If the case of car dealer Zwartepoort against website Miljoenhuizen.nl has been in the news before, it can only have been as the sort of easily mocked example of how some folks start lawsuits over really anything and everything, no matter how trivial and unwinnable their cases are. But now Zwartepoorte have gone and won theirs. When you searched Google for the company name, you would get amongst others a result from Miljoenhuizen.nl seemingly explaining the car dealer had gone bankrupt. You know the type:
Full name: Zwartepoorte. Specialty: BMW … This company has gone bankrupt.

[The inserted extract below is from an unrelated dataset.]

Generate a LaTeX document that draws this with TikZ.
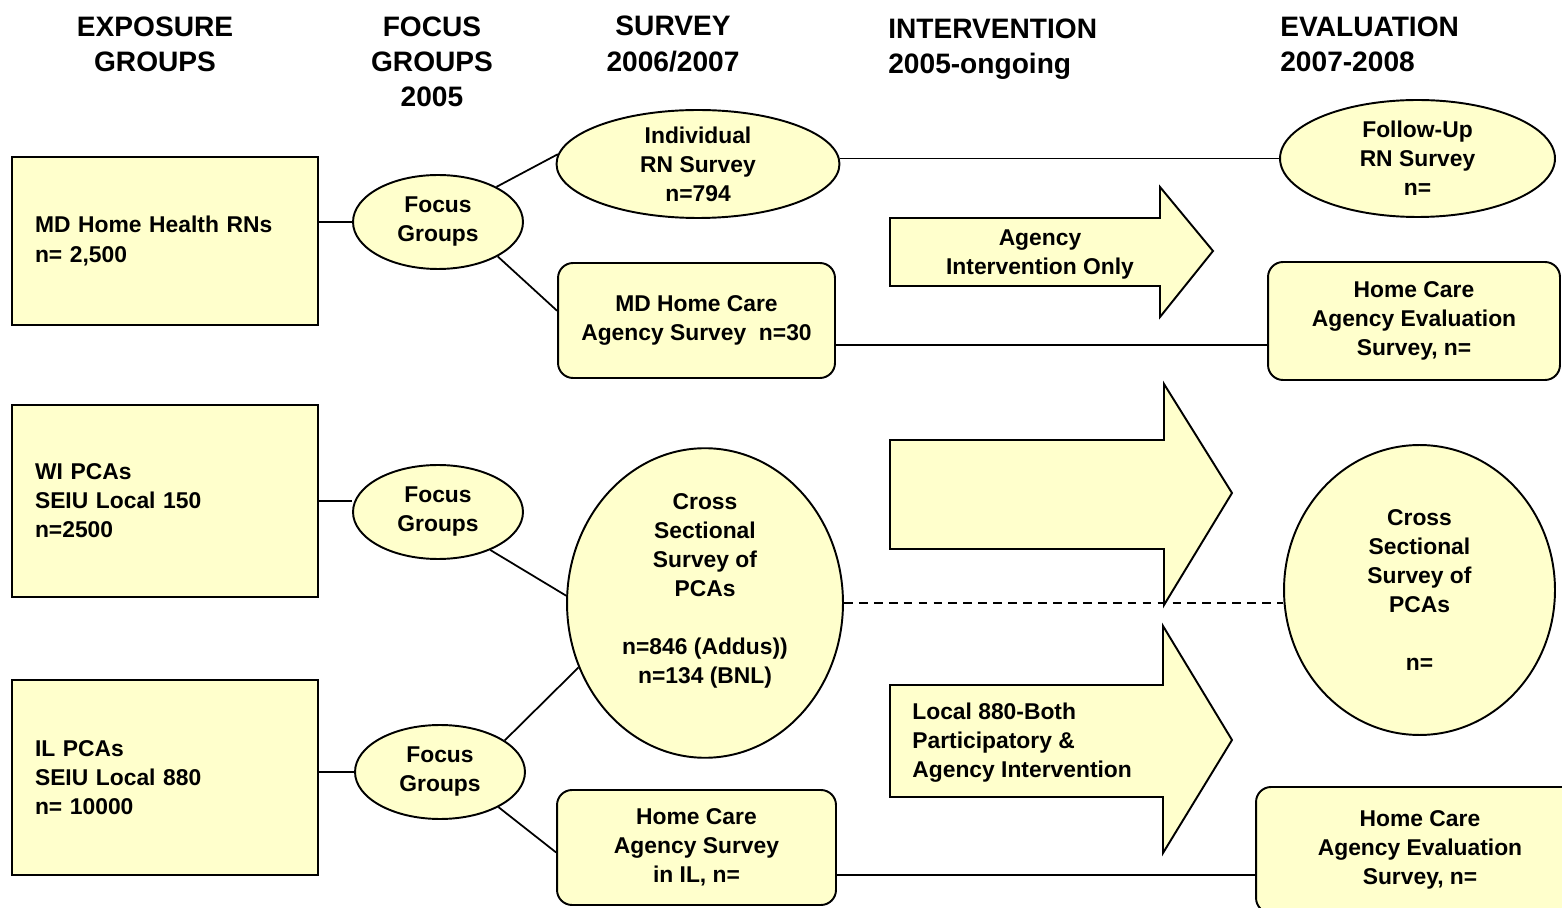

These abstracts are machine generated. Google takes disparate phrases from a website and combines them into an abstract. Miljoenhuizen.nl obviously feels that the wrong people have been sued. Miljoenhuizen.nl told De Telegraaf (Dutch): “If the search result were to imply or insinuate that Zwartepoorte has gone bust, it would be Google’s responsibility, not ours.” I would take that a step further and say that nobody should have been sued in the first place.
It will be interesting to see what reasoning judge Sj. A. Rullman will come up with to explain her judgment. Meanwhile, I am waiting with trepidation to be sued by BMW car dealers, as I have my own story of the power of Google to tell. The last few weeks of December I got a constant stream of phone calls from people wishing to buy a nice shiny Beamer. My initials are B.M.W., and as it turns out I used to be the first link people would find when they googled for “BMW Amsterdam,” displayed prominently as part of Google Business with a map and a phone number. It got so bad that I stopped answering the phone, and started the message on my machine with the statement that “I am not a BMW dealer.” I must has cost some poor sod a lot of lost business that way.
Update: fixed type “Miljoenenhuizen.nl” to “Miljoenhuizen.nl.” Thanks, Nico.